Last Sunday, I had the pleasure of celebrating the 125th anniversary Mass for the Mission Helpers of the Sacred Heart, a congregation of women religious founded in Baltimore in 1890. From operating food pantries, day care centers and a school for the deaf, to visiting the sick and counseling married couples, the Mission Helpers go wherever there is a need.

The birth of the Mission Helpers can be traced back to the close of the 19th century when their foundress, Mary Frances Cunningham, saw that the black children in her neighborhood were prevented from attending religious education classes at the local parish. She began teaching them on the steps of the church until she received permission for the children to join the other students. Her spirit of charity would extend to many other aspects of their lives and she soon networked with other women doing similar work. Thus, in the power of the Holy Spirit, was the idea born of establishing the Mission Helpers of the Sacred Heart.

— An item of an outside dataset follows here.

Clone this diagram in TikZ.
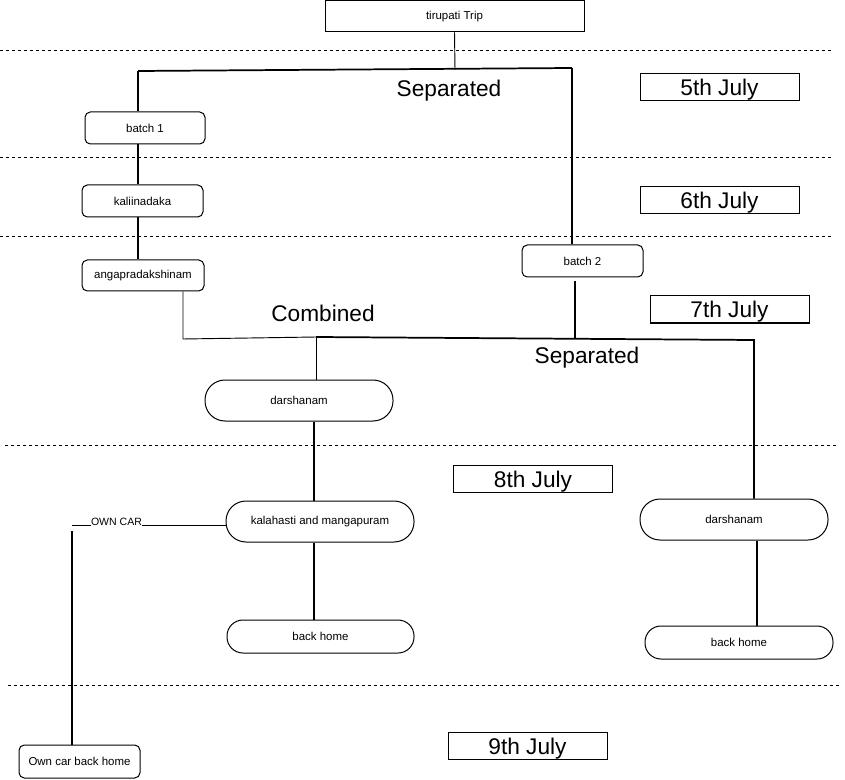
\documentclass[tikz,border=0pt]{standalone}
\usepackage{fontspec}
\setmainfont{Liberation Sans}
\begin{document}
\begin{tikzpicture}[x=0.75pt,y=-0.75pt,
  sharpbox/.style={draw,rectangle,line width=0.75pt,inner sep=0pt,font=\fontsize{8.6}{10}\selectfont},
  roundbox/.style={draw,rectangle,rounded corners=4pt,line width=0.75pt,inner sep=0pt,font=\fontsize{8.6}{10}\selectfont},
  pillbox/.style={draw,rectangle,rounded corners=15pt,line width=0.75pt,inner sep=0pt,font=\fontsize{8.6}{10}\selectfont},
  pillsmall/.style={draw,rectangle,rounded corners=12pt,line width=0.75pt,inner sep=0pt,font=\fontsize{8.6}{10}\selectfont},
  datebox/.style={draw,rectangle,line width=0.75pt,inner sep=0pt,minimum width=119.25pt,minimum height=20.25pt,text depth=0pt,font=\fontsize{17}{20}\selectfont},
  biglabel/.style={inner sep=0pt,yshift=-2pt,font=\fontsize{17}{20}\selectfont},
  smalllabel/.style={inner sep=0pt,font=\fontsize{7.9}{9}\selectfont},
  sepline/.style={line width=0.75pt,dash pattern=on 2.25pt off 2.25pt},
  link/.style={line width=1.3pt},
  thinlink/.style={line width=0.7pt}]
\useasboundingbox (0,0) rectangle (845,780);

% dashed day separators
\coordinate (s1a) at (0,51);  \coordinate (s1b) at (833,51);
\coordinate (s2a) at (0,158); \coordinate (s2b) at (833,158);
\coordinate (s3a) at (0,237); \coordinate (s3b) at (833,237);
\coordinate (s4a) at (5,445); \coordinate (s4b) at (837,445);
\coordinate (s5a) at (8,685); \coordinate (s5b) at (840,685);
\draw[sepline] (s1a) -- (s1b);
\draw[sepline] (s2a) -- (s2b);
\draw[sepline] (s3a) -- (s3b);
\draw[sepline] (s4a) -- (s4b);
\draw[sepline] (s5a) -- (s5b);

% nodes
\node[sharpbox,minimum width=194.25pt,minimum height=23.25pt] (trip) at (454.5,16.5) {tirupati Trip};
\node[roundbox,minimum width=90pt,minimum height=24pt] (batch1) at (145,128) {batch 1};
\node[roundbox,minimum width=90.75pt,minimum height=24pt] (kali) at (142.5,201) {kaliinadaka};
\node[roundbox,minimum width=91.5pt,minimum height=23.25pt] (anga) at (143,275.5) {angapradakshinam};
\node[roundbox,minimum width=90.75pt,minimum height=24pt] (batch2) at (582.5,261) {batch 2};
\node[pillbox,minimum width=141pt,minimum height=30.75pt] (dars1) at (299,400.5) {darshanam};
\node[pillbox,minimum width=141pt,minimum height=30.75pt] (kala) at (320,521.5) {kalahasti and mangapuram};
\node[pillsmall,minimum width=140.25pt,minimum height=24.75pt] (home1) at (320.5,636.5) {back home};
\node[pillbox,minimum width=141pt,minimum height=30.75pt] (dars2) at (734,519.5) {darshanam};
\node[pillsmall,minimum width=141pt,minimum height=24.75pt] (home2) at (739,642.5) {back home};
\node[roundbox,minimum width=90.75pt,minimum height=24.75pt] (owncar) at (79.5,761.5) {Own car back home};

% date boxes
\node[datebox] (d5) at (719.5,87) {5th July};
\node[datebox] (d6) at (719.5,200.5) {6th July};
\node[datebox] (d7) at (729.5,309.5) {7th July};
\node[datebox] (d8) at (533,479) {8th July};
\node[datebox] (d9) at (527.5,746) {9th July};

% labels
\node[biglabel] (sep1) at (449,88) {Separated};
\node[biglabel] (comb) at (323,311) {Combined};
\node[biglabel] (sep2) at (587,355) {Separated};
\node[smalllabel] (ocl) at (116.5,522) {OWN CAR};

% junction coordinates
\coordinate (j0) at (455,70);
\coordinate (jL) at (138,71);
\coordinate (jR) at (572,68);
\coordinate (c1) at (183,339);
\coordinate (c2) at (316,337);
\coordinate (c3) at (754,340);
\coordinate (c4) at (575,339);
\coordinate (c4t) at (575,281);
\coordinate (v1) at (314,460);
\coordinate (v2) at (757,580);
\coordinate (o1) at (72,525);
\coordinate (o2) at (72,531);
\coordinate (o3) at (142,525);
\coordinate (o4) at (91,525);

% connectors
\draw[thinlink] (trip.south) -- (j0);
\draw[link] (jL) -- (jR);
\draw[link] (jL) -- (batch1.north -| jL);
\draw[link] (jR) -- (batch2.north -| jR);
\draw[link] (batch1.south -| jL) -- (kali.north -| jL);
\draw[link] (kali.south -| jL) -- (anga.north -| jL);
\draw[thinlink] (anga.south -| c1) -- (c1) -- (c2);
\draw[link] (c2) -- (c3) -- (dars2.north -| c3);
\draw[thinlink] (c2) -- (dars1.north -| c2);
\draw[link] (c4t) -- (c4);
\draw[link] (dars1.south -| v1) -- (kala.north -| v1);
\draw[link] (kala.south -| v1) -- (home1.north -| v1);
\draw[link] (dars2.south -| v2) -- (home2.north -| v2);
\draw[thinlink] (kala.west |- o3) -- (o3);
\draw[thinlink] (o4) -- (o1);
\draw[link] (o2) -- (owncar.north -| o2);
\end{tikzpicture}
\end{document}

The new community began to grow and expand its outreach, through innovative teaching methods and advances in religious education. Soon the community had spread far beyond Baltimore to other places in the United States, as well as Puerto Rico and Venezuela. As the sisters say of themselves, “We are missionaries, we go where God calls us.”

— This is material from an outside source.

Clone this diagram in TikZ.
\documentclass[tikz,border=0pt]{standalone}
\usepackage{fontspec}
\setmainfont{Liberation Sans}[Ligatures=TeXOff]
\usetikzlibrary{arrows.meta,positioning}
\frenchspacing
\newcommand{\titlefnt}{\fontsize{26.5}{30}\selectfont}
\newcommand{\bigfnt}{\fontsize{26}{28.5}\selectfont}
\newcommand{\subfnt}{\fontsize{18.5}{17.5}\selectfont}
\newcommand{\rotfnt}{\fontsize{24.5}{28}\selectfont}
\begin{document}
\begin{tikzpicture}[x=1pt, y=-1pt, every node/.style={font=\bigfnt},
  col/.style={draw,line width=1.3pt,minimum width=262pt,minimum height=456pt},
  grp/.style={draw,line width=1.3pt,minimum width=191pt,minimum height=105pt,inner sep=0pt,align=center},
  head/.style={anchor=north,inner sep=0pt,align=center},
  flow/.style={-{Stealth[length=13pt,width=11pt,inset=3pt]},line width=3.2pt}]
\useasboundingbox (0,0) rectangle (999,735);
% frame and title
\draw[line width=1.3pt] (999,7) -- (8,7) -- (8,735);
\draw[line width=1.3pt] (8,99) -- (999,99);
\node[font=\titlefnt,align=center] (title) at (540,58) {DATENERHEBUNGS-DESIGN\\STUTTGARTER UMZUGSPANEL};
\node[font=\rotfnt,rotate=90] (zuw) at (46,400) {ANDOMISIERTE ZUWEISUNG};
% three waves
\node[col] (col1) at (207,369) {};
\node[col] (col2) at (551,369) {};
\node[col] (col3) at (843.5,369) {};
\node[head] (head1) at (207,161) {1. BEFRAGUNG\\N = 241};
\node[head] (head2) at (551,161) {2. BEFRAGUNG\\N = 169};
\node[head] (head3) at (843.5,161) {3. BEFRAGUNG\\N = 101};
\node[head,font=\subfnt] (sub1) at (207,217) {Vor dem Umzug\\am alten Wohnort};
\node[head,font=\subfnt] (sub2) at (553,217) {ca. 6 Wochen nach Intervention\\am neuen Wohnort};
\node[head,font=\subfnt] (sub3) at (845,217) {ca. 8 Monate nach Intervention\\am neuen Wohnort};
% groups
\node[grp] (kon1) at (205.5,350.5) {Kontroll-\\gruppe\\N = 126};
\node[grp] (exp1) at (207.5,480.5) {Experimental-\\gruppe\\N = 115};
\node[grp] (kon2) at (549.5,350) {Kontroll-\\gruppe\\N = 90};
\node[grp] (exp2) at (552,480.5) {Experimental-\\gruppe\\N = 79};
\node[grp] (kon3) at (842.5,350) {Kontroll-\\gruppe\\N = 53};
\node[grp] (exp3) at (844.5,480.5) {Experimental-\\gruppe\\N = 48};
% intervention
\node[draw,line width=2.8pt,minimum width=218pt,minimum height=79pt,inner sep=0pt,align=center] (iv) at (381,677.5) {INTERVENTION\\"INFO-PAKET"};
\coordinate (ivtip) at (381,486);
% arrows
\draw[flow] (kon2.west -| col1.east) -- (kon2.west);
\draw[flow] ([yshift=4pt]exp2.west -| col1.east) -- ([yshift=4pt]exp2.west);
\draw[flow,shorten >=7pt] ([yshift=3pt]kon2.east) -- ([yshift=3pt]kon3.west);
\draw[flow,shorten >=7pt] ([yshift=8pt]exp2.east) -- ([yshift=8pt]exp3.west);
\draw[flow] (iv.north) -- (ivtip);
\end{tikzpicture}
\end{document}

On the same day I celebrated the jubilee Mass for the Mission Helpers of the Sacred Heart, Bishop Denis Madden celebrated a Mass honoring the 175th anniversary of the ministry in the United States of the Sisters of Notre Dame de Namur.

The Congregation of the Sisters of Notre Dame de Namur was founded by Marie Rose Julie Billiart, a woman filled with the love of God and God’s people. She responded to the call to commit her life completely to God and to spread everywhere the message that God is good. It was her vision and hope that her sisters would go throughout the world proclaiming God’s loving care for all peoples.

Their ministry in the United States began on Oct. 19, 1840, when eight sisters arrived in New York en route to Cincinnati. At the invitation of Mrs. Ellen Sherman, wife of Civil War General William Tecumseh Sherman, the sisters came to Washington – then part of the Archdiocese of Baltimore. There they began a school for girls and by 1897 opened the first Catholic college for women, now Trinity Washington University.

After establishing the Baltimore Province in 1834, hundreds of Sisters of Notre Dame de Namur would go on to teach in many of our schools, including St. Ursula, Our Lady of Victory, Our Lady of Perpetual Help, Monsignor Slade, St. Philip Neri, Seton Keough, John Carroll, John Paul Regional and Holy Trinity High School (now Archbishop Spalding), as well as Loyola University Maryland and Notre Dame of Maryland University. They founded and staffed Villa Julie College (now Stevenson University), Trinity School and Maryvale Preparatory School.

In addition, they have ministered in 18 parishes and served in leadership roles within the central services offices of the archdiocese. Included among them was Sister Rosalie Murphy, who went home to the Lord just a few weeks ago. Sister Rosalie, through her life, epitomized so many of the qualities of the Sisters of Notre Dame de Namur. As Bishop Madden said in his homily, “She was so proud to be a part of this band enabling her to live so well the Gospel teachings of Jesus Christ embedded in your constitution.”

These anniversaries call to mind the many contributions of women religious to the life of our local church and to the church universal. As the end of this year in which our entire church gives thanks for the contributions of those in consecrated life draws near, may we be mindful of all religious serving in our archdiocese and give thanks to God for their selfless and faithful service.